Images captured by Little Black Dress Photography
“You’re not crazy. There is something wrong here.” With the utterance of those words came relief and loss. Relief from finally getting the diagnosis that she was certain needed to be made. Loss of the dreams she had, the vision of the life that would never be for her child.0 Emotions surged through her: anger at her doctors, at herself. Tears that had been surfacing for the last sixteen months poured out.
In January of 2011, Reid was diagnosed with Kabuki syndrome, a rare syndrome that has a list of possible symptoms that vary in severity. Reid has specific facial and physical characteristics, “developmental and speech delays,” and “postnatal growth retardation during the first year of his life.”
It has been a difficult process altering the vision of the life you had imagined for your child. Reid has given his parents a new wonderful way of viewing life. He has shown them joy in simplicity, and how life is in the little moments and the small successes. “He has taught us about the
fragility of life, and what is truly important.” To know Reid, is to love him.
“He has a special quality of innocence about him.”

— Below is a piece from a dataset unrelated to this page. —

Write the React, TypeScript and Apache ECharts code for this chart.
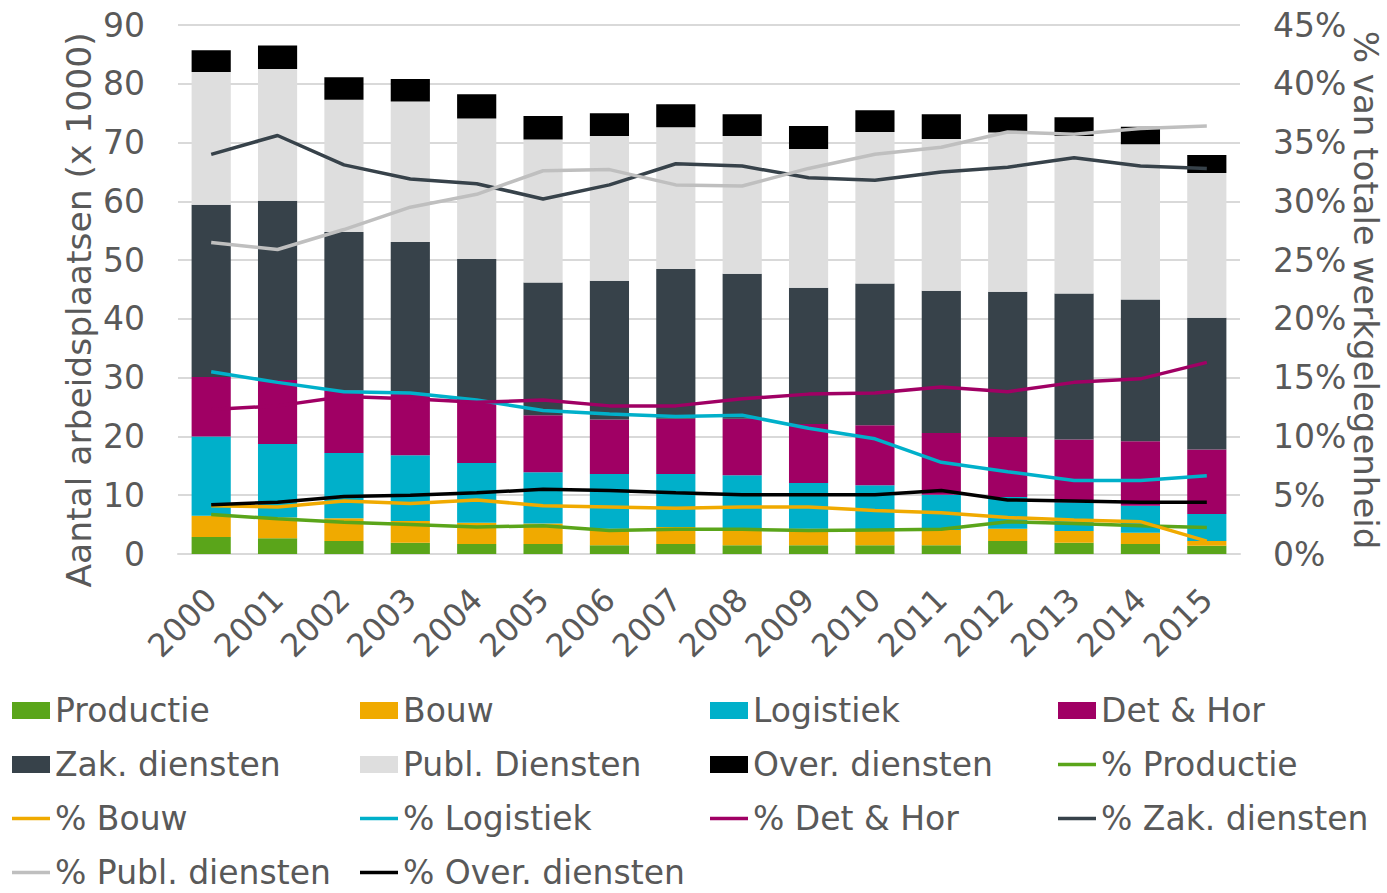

To other families out there affected by Kabuki syndrome, this family wants to let you know that while “you will continue throughout life to grieve for your child, the situation that he/she has to go through, and the things that you feel he/she will miss out on, try to stay positive and focus on your child as a person. Focus on that gorgeous smile, that sweet little giggle, and those moments that make your eyes melt.” Above all, “praise their accomplishments, and be their biggest fan!”
Fears arise about how people will treat Reid, and how people will react to his limitations. But when these moments of worry surface, Reid’s mom will look at Reid and think, “Who couldn’t love you to bits once they have met you, felt your presence, and heard your laughter?” This brings her peace.